→ **Stated task**
Copy the listing verbatim, excluding any images found in it.

(Charts and diagrams as code)

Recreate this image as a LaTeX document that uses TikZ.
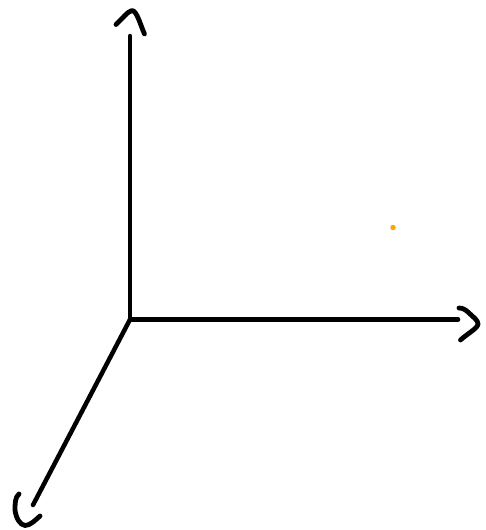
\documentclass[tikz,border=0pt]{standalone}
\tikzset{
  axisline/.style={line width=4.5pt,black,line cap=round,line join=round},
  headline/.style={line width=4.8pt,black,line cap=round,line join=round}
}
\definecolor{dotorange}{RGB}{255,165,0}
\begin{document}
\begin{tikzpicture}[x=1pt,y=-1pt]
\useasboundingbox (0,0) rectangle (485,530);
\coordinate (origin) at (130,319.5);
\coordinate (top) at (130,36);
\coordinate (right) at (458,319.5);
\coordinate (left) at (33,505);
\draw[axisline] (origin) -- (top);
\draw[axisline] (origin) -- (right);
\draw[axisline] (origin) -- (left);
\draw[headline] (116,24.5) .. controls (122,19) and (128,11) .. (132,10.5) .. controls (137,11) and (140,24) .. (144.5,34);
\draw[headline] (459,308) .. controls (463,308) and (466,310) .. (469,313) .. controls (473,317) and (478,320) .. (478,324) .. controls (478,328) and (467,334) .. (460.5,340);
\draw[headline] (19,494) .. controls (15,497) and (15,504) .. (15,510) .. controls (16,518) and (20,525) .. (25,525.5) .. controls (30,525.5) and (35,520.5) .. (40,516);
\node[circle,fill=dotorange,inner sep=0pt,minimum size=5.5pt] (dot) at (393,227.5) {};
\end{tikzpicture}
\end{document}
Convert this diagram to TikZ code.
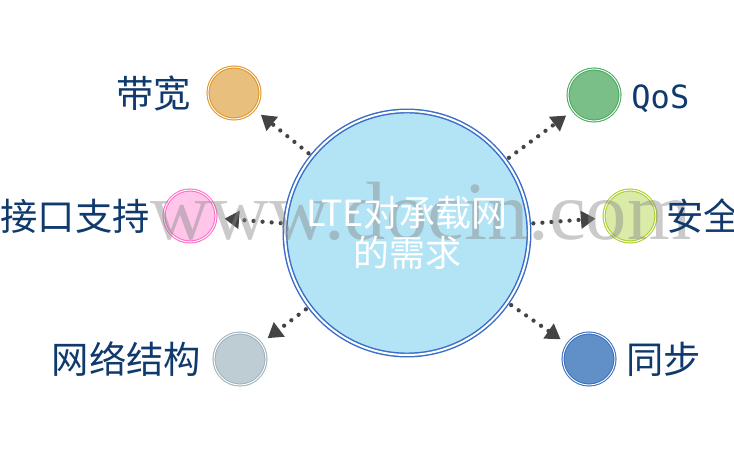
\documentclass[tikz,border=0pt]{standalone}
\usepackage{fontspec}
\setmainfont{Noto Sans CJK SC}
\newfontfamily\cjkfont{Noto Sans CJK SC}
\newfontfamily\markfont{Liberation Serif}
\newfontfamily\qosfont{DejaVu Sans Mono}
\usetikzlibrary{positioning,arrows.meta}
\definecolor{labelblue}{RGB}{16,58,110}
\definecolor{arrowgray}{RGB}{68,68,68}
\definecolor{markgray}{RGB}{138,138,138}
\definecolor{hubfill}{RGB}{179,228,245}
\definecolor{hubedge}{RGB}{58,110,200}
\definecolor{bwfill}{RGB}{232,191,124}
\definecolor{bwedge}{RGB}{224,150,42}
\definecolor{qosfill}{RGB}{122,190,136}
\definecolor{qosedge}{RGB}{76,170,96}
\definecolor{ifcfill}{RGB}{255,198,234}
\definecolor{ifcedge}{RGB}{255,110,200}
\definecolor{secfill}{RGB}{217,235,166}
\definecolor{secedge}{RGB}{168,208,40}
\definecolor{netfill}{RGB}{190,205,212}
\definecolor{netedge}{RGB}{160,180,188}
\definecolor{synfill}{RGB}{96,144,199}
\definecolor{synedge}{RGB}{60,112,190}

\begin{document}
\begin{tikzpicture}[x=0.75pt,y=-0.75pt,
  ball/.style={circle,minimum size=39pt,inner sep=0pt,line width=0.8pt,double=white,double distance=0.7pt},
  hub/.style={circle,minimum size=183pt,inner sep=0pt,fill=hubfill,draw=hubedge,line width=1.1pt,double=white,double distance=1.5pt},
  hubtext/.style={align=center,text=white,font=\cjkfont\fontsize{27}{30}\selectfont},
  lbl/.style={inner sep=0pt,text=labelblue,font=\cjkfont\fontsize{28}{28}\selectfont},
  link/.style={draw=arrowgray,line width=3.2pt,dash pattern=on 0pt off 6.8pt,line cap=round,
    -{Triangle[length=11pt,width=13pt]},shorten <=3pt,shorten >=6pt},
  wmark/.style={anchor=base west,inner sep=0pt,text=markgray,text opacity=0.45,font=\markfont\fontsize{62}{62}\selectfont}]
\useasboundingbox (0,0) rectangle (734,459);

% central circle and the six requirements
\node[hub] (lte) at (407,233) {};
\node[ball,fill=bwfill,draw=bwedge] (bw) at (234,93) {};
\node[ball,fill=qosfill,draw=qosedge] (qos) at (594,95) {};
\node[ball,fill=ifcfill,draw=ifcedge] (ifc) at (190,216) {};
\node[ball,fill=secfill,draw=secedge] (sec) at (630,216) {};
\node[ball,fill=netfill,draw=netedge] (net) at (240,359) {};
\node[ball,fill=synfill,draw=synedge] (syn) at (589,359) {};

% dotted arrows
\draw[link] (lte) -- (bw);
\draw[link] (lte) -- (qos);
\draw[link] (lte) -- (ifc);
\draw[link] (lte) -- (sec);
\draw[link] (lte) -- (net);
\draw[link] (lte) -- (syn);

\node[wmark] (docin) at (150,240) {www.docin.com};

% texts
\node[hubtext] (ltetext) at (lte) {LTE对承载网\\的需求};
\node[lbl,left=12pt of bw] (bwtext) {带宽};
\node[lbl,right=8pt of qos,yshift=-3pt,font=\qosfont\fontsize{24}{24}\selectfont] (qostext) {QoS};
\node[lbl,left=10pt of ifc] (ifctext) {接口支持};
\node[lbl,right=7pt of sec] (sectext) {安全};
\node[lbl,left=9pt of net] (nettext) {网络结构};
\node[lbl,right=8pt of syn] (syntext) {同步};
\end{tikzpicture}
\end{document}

→ **Answer to the task**
Recreate this image as a LaTeX document that uses TikZ.
\documentclass[tikz,border=0pt]{standalone}
\tikzset{
  axisline/.style={line width=4.5pt,black,line cap=round,line join=round},
  headline/.style={line width=4.8pt,black,line cap=round,line join=round}
}
\definecolor{dotorange}{RGB}{255,165,0}
\begin{document}
\begin{tikzpicture}[x=1pt,y=-1pt]
\useasboundingbox (0,0) rectangle (485,530);
\coordinate (origin) at (130,319.5);
\coordinate (top) at (130,36);
\coordinate (right) at (458,319.5);
\coordinate (left) at (33,505);
\draw[axisline] (origin) -- (top);
\draw[axisline] (origin) -- (right);
\draw[axisline] (origin) -- (left);
\draw[headline] (116,24.5) .. controls (122,19) and (128,11) .. (132,10.5) .. controls (137,11) and (140,24) .. (144.5,34);
\draw[headline] (459,308) .. controls (463,308) and (466,310) .. (469,313) .. controls (473,317) and (478,320) .. (478,324) .. controls (478,328) and (467,334) .. (460.5,340);
\draw[headline] (19,494) .. controls (15,497) and (15,504) .. (15,510) .. controls (16,518) and (20,525) .. (25,525.5) .. controls (30,525.5) and (35,520.5) .. (40,516);
\node[circle,fill=dotorange,inner sep=0pt,minimum size=5.5pt] (dot) at (393,227.5) {};
\end{tikzpicture}
\end{document}
Convert this diagram to TikZ code.
\documentclass[tikz,border=0pt]{standalone}
\usepackage{fontspec}
\setmainfont{Noto Sans CJK SC}
\newfontfamily\cjkfont{Noto Sans CJK SC}
\newfontfamily\markfont{Liberation Serif}
\newfontfamily\qosfont{DejaVu Sans Mono}
\usetikzlibrary{positioning,arrows.meta}
\definecolor{labelblue}{RGB}{16,58,110}
\definecolor{arrowgray}{RGB}{68,68,68}
\definecolor{markgray}{RGB}{138,138,138}
\definecolor{hubfill}{RGB}{179,228,245}
\definecolor{hubedge}{RGB}{58,110,200}
\definecolor{bwfill}{RGB}{232,191,124}
\definecolor{bwedge}{RGB}{224,150,42}
\definecolor{qosfill}{RGB}{122,190,136}
\definecolor{qosedge}{RGB}{76,170,96}
\definecolor{ifcfill}{RGB}{255,198,234}
\definecolor{ifcedge}{RGB}{255,110,200}
\definecolor{secfill}{RGB}{217,235,166}
\definecolor{secedge}{RGB}{168,208,40}
\definecolor{netfill}{RGB}{190,205,212}
\definecolor{netedge}{RGB}{160,180,188}
\definecolor{synfill}{RGB}{96,144,199}
\definecolor{synedge}{RGB}{60,112,190}

\begin{document}
\begin{tikzpicture}[x=0.75pt,y=-0.75pt,
  ball/.style={circle,minimum size=39pt,inner sep=0pt,line width=0.8pt,double=white,double distance=0.7pt},
  hub/.style={circle,minimum size=183pt,inner sep=0pt,fill=hubfill,draw=hubedge,line width=1.1pt,double=white,double distance=1.5pt},
  hubtext/.style={align=center,text=white,font=\cjkfont\fontsize{27}{30}\selectfont},
  lbl/.style={inner sep=0pt,text=labelblue,font=\cjkfont\fontsize{28}{28}\selectfont},
  link/.style={draw=arrowgray,line width=3.2pt,dash pattern=on 0pt off 6.8pt,line cap=round,
    -{Triangle[length=11pt,width=13pt]},shorten <=3pt,shorten >=6pt},
  wmark/.style={anchor=base west,inner sep=0pt,text=markgray,text opacity=0.45,font=\markfont\fontsize{62}{62}\selectfont}]
\useasboundingbox (0,0) rectangle (734,459);

% central circle and the six requirements
\node[hub] (lte) at (407,233) {};
\node[ball,fill=bwfill,draw=bwedge] (bw) at (234,93) {};
\node[ball,fill=qosfill,draw=qosedge] (qos) at (594,95) {};
\node[ball,fill=ifcfill,draw=ifcedge] (ifc) at (190,216) {};
\node[ball,fill=secfill,draw=secedge] (sec) at (630,216) {};
\node[ball,fill=netfill,draw=netedge] (net) at (240,359) {};
\node[ball,fill=synfill,draw=synedge] (syn) at (589,359) {};

% dotted arrows
\draw[link] (lte) -- (bw);
\draw[link] (lte) -- (qos);
\draw[link] (lte) -- (ifc);
\draw[link] (lte) -- (sec);
\draw[link] (lte) -- (net);
\draw[link] (lte) -- (syn);

\node[wmark] (docin) at (150,240) {www.docin.com};

% texts
\node[hubtext] (ltetext) at (lte) {LTE对承载网\\的需求};
\node[lbl,left=12pt of bw] (bwtext) {带宽};
\node[lbl,right=8pt of qos,yshift=-3pt,font=\qosfont\fontsize{24}{24}\selectfont] (qostext) {QoS};
\node[lbl,left=10pt of ifc] (ifctext) {接口支持};
\node[lbl,right=7pt of sec] (sectext) {安全};
\node[lbl,left=9pt of net] (nettext) {网络结构};
\node[lbl,right=8pt of syn] (syntext) {同步};
\end{tikzpicture}
\end{document}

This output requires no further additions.